> Exercise:
Would you pull out every line of the material that contains the string "chart"?

> Collected data:
▽

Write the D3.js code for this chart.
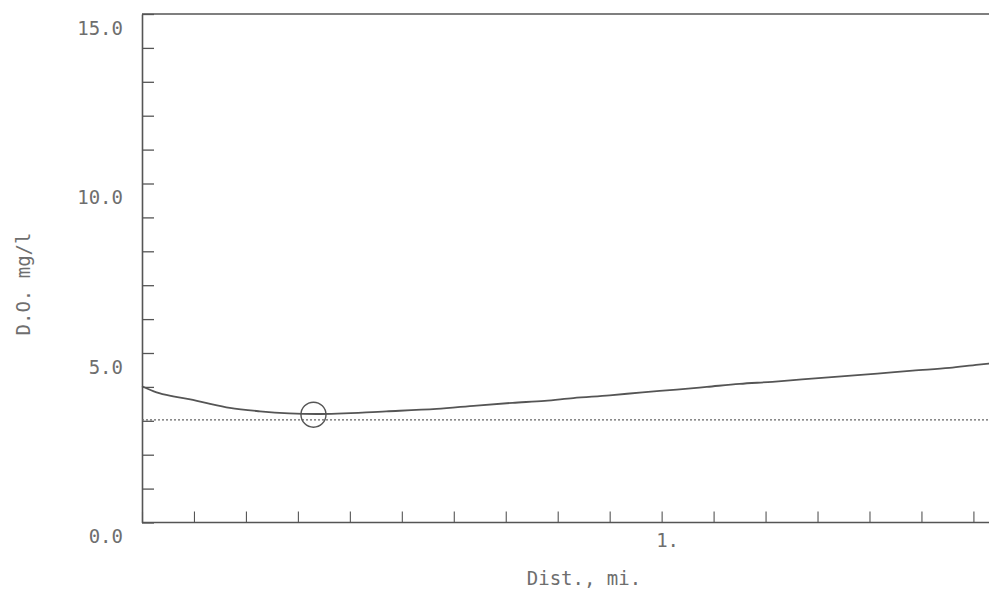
<!DOCTYPE html>
<html>
<head>
<meta charset="utf-8">
<script src="https://cdn.jsdelivr.net/npm/d3@7"></script>
<style>
  html, body { margin: 0; padding: 0; background: #fff; }
  svg { display: block; }
  text { font-family: "DejaVu Sans Mono", "Liberation Mono", monospace; fill: #6e6e6e; }
</style>
</head>
<body>
<svg id="chart" width="989" height="593"></svg>
<script>
// Distance along stream, miles
const distance = [0.0, 0.028, 0.06, 0.098, 0.131, 0.169, 0.227, 0.336, 0.47, 0.567, 0.644, 0.713, 0.775, 0.83, 0.9, 0.963, 1.029, 1.087, 1.15, 1.213, 1.27, 1.346, 1.415, 1.483, 1.554, 1.61, 1.63];
// Dissolved oxygen, mg/l
const doValues = [4.02, 3.84, 3.72, 3.62, 3.50, 3.38, 3.28, 3.20, 3.28, 3.35, 3.45, 3.53, 3.59, 3.67, 3.75, 3.84, 3.92, 4.00, 4.09, 4.15, 4.22, 4.31, 4.39, 4.48, 4.56, 4.66, 4.69];
// Standard (dotted) line
const standardDO = [3.03];
// Critical point (circle)
const criticalPoint = [{ dist: 0.33, value: 3.18 }];
// Axis ticks
const yTicks = [0,1,2,3,4,5,6,7,8,9,10,11,12,13,14,15];
const yLabelTicks = [0, 5, 10, 15];
const xTicks = [0,0.1,0.2,0.3,0.4,0.5,0.6,0.7,0.8,0.9,1.0,1.1,1.2,1.3,1.4,1.5,1.6];
const xLabelTicks = [1];
const xDomain = [0, 1.63];
const yDomain = [0, 15];

const svg = d3.select("#chart");
const stroke = "#555";
const x = d3.scaleLinear().domain(xDomain).range([142, 989]);
const y = d3.scaleLinear().domain(yDomain).range([522.5, 14]);

// Top border
svg.append("line")
  .attr("x1", x(0)).attr("x2", 989)
  .attr("y1", y(15)).attr("y2", y(15))
  .attr("stroke", stroke).attr("stroke-width", 1.6);

// Y axis
const yAxis = d3.axisLeft(y)
  .tickValues(yTicks)
  .tickSizeInner(-12)
  .tickSizeOuter(0)
  .tickPadding(19)
  .tickFormat(d => yLabelTicks.includes(d) ? d3.format(".1f")(d) : "");
const gy = svg.append("g").attr("transform", `translate(${x(0)},0)`).call(yAxis);
gy.select(".domain").attr("stroke", stroke).attr("stroke-width", 1.6);
gy.selectAll(".tick line").attr("stroke", stroke).attr("stroke-width", 1.3);
gy.selectAll(".tick text").attr("font-size", 19).attr("dy", "0.32em")
  .attr("transform", "translate(0,14)")
  .style("font-family", '"DejaVu Sans Mono", monospace').style("fill", "#6e6e6e");

// X axis
const xAxis = d3.axisBottom(x)
  .tickValues(xTicks)
  .tickSizeInner(-11)
  .tickSizeOuter(0)
  .tickPadding(11)
  .tickFormat(d => xLabelTicks.includes(d) ? d3.format("d")(d) + "." : "");
const gx = svg.append("g").attr("transform", `translate(0,${y(0)})`).call(xAxis);
gx.select(".domain").attr("stroke", stroke).attr("stroke-width", 1.6);
gx.selectAll(".tick line").attr("stroke", stroke).attr("stroke-width", 1.1);
gx.selectAll(".tick text").attr("font-size", 19).attr("text-anchor", "start").attr("dx", -6)
  .style("font-family", '"DejaVu Sans Mono", monospace').style("fill", "#6e6e6e");
// extend x domain line to right edge
gx.select(".domain").attr("d", `M${x(0)},0H989`);

// Standard dotted line
svg.selectAll(".std").data(standardDO).enter().append("line")
  .attr("class", "std")
  .attr("x1", x(0)).attr("x2", 989)
  .attr("y1", d => y(d)).attr("y2", d => y(d))
  .attr("stroke", "#666").attr("stroke-width", 1.2)
  .attr("stroke-dasharray", "2,2");

// DO curve
const line = d3.line()
  .x((d, i) => x(distance[i]))
  .y(d => y(d))
  .curve(d3.curveMonotoneX);
svg.append("path")
  .datum(doValues)
  .attr("d", line)
  .attr("fill", "none")
  .attr("stroke", stroke)
  .attr("stroke-width", 1.8);

// Critical point circle
svg.selectAll(".crit").data(criticalPoint).enter().append("circle")
  .attr("class", "crit")
  .attr("cx", d => x(d.dist)).attr("cy", d => y(d.value))
  .attr("r", 12.5)
  .attr("fill", "none").attr("stroke", stroke).attr("stroke-width", 1.4);

// Axis titles
svg.append("text")
  .attr("x", 584).attr("y", 578)
  .attr("text-anchor", "middle").attr("dominant-baseline", "central")
  .attr("font-size", 19)
  .text("Dist., mi.");
svg.append("text")
  .attr("transform", "translate(23,284) rotate(-90)")
  .attr("text-anchor", "middle").attr("dominant-baseline", "central")
  .attr("font-size", 19)
  .text("D.O. mg/l");
</script>
</body>
</html>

△

> Solved problem:
Write the D3.js code for this chart.
<svg id="chart" width="989" height="593"></svg>
const svg = d3.select("#chart");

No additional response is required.